“El Perú no se detiene” fue la frase repetida hasta el hartazgo esta semana por ministros y cuentas oficiales. Alguna mente brillante en el Ejecutivo consideró que esta era una creativa y original estrategia comunicacional para restar importancia a los justos reclamos de transportistas y otros sectores que se sienten indefensos ante el azote de la criminalidad. “El Perú no se detiene”, tuiteaban frenéticas las autoridades del país con 16 feriados al año. “El Perú no se detiene”, posteaban los funcionarios designados por una presidenta cuya agenda luce vacía un día sí y el otro también.

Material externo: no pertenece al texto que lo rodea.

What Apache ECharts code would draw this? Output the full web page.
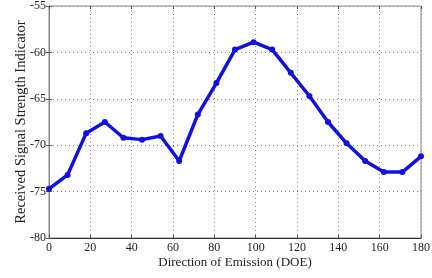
<!DOCTYPE html>
<html>
<head>
<meta charset="utf-8">
<script src="https://cdn.jsdelivr.net/npm/echarts@6/dist/echarts.min.js"></script>
<style>
  html, body { margin: 0; padding: 0; background: #fff; }
  #chart { width: 432px; height: 278px; }
</style>
</head>
<body>
<div id="chart"></div>
<script>
const angles = [0, 9, 18, 27, 36, 45, 54, 63, 72, 81, 90, 99, 108, 117, 126, 135, 144, 153, 162, 171, 180]
const rssi = [-74.7, -73.2, -68.7, -67.5, -69.2, -69.4, -69.0, -71.7, -66.7, -63.3, -59.7, -58.9, -59.7, -62.2, -64.7, -67.5, -69.8, -71.7, -72.9, -72.9, -71.2]

const font = "Liberation Serif"
const chart = echarts.init(document.querySelector("#chart"))

const dotted = { show: true, lineStyle: { color: "#8a8a8a", type: [1, 3], width: 1 } }
const tickLabel = { color: "#222", fontFamily: font, fontSize: 12 }

chart.setOption({
	animation: false,
	grid: {
		left: 49, right: 11, top: 6, bottom: 40,
		outerBoundsMode: "none",
		containLabel: false,
		show: true,
		borderColor: "#888",
		borderWidth: 1
	},
	xAxis: [
		{
			type: "value",
			min: 0,
			max: 180,
			interval: 20,
			name: "Direction of Emission (DOE)",
			nameLocation: "middle",
			nameGap: 18,
			nameMoveOverlap: false,
			nameTextStyle: { color: "#222", fontFamily: font, fontSize: 13 },
			axisLine: { onZero: false, lineStyle: { color: "#333" } },
			axisTick: { inside: true, length: 3, lineStyle: { color: "#555" } },
			axisLabel: { ...tickLabel, margin: 4 },
			splitLine: dotted
		},
		{
			type: "value",
			position: "top",
			min: 0,
			max: 180,
			interval: 20,
			axisLine: { show: false },
			axisTick: { inside: true, length: 3, lineStyle: { color: "#555" } },
			axisLabel: { show: false },
			splitLine: { show: false }
		}
	],
	yAxis: [
		{
			type: "value",
			min: -80,
			max: -55,
			interval: 5,
			name: "Received Signal Strength Indicator",
			nameLocation: "middle",
			nameGap: 20,
			nameMoveOverlap: false,
			nameTextStyle: { color: "#222", fontFamily: font, fontSize: 14.5 },
			axisLine: { show: true, onZero: false, lineStyle: { color: "#888" } },
			axisTick: { show: true, inside: true, length: 3, lineStyle: { color: "#555" } },
			axisLabel: { ...tickLabel, margin: 3 },
			splitLine: dotted
		},
		{
			type: "value",
			position: "right",
			min: -80,
			max: -55,
			interval: 5,
			axisLine: { show: false },
			axisTick: { show: true, inside: true, length: 3, lineStyle: { color: "#555" } },
			axisLabel: { show: false },
			splitLine: { show: false }
		}
	],
	series: [
		{
			type: "line",
			data: angles.map((a, i) => [a, rssi[i]]),
			symbol: "circle",
			symbolSize: 6,
			lineStyle: { color: "#1010e0", width: 3.5 },
			itemStyle: { color: "#1010e0" }
		}
	]
})
</script>
</body>
</html>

Lo que está detenido y congelado desde hace bastante tiempo es el sentido común de quienes nos gobiernan. Lo que está en un paro indefinido es su capacidad de empatizar con el malestar de ciudadanos que viven con el permanente temor de ser asesinados en las calles.
El Gobierno trató de deslegitimar las protestas argumentando que estas tenían un trasfondo político. Es cierto que algunos grupos radicales y partidos políticos oportunistas han tratado de treparse por el estribo del justo reclamo de los transportistas extorsionados. Pero el tema de fondo, y en el que se centró la protesta del jueves, sigue siendo el rechazo a la criminalidad y la exigencia al Ejecutivo de que cumpla con dar garantías a la población.
Desde su lejana nube, la presidenta Dina Boluarte culpa de todos los problemas del país a quienes la critican. Cada intento suyo por lucir ingeniosa se traduce en una frase desafortunada que solo le genera más cuestionamientos y le da material a los humoristas políticos. Pero esta semana ni siquiera dio risa. Calificó como “terrorismo de imagen” la difusión de informaciones falsas. Banalizó así un término asociado con la insana violencia que causó tanta muerte y dolor en nuestro país en décadas pasadas. La frivolidad no solo consiste en usar relojes caros.
La delincuencia no es lo único que se desborda. La incapacidad de quienes deben combatirla también. La paciencia del país está por rebalsar.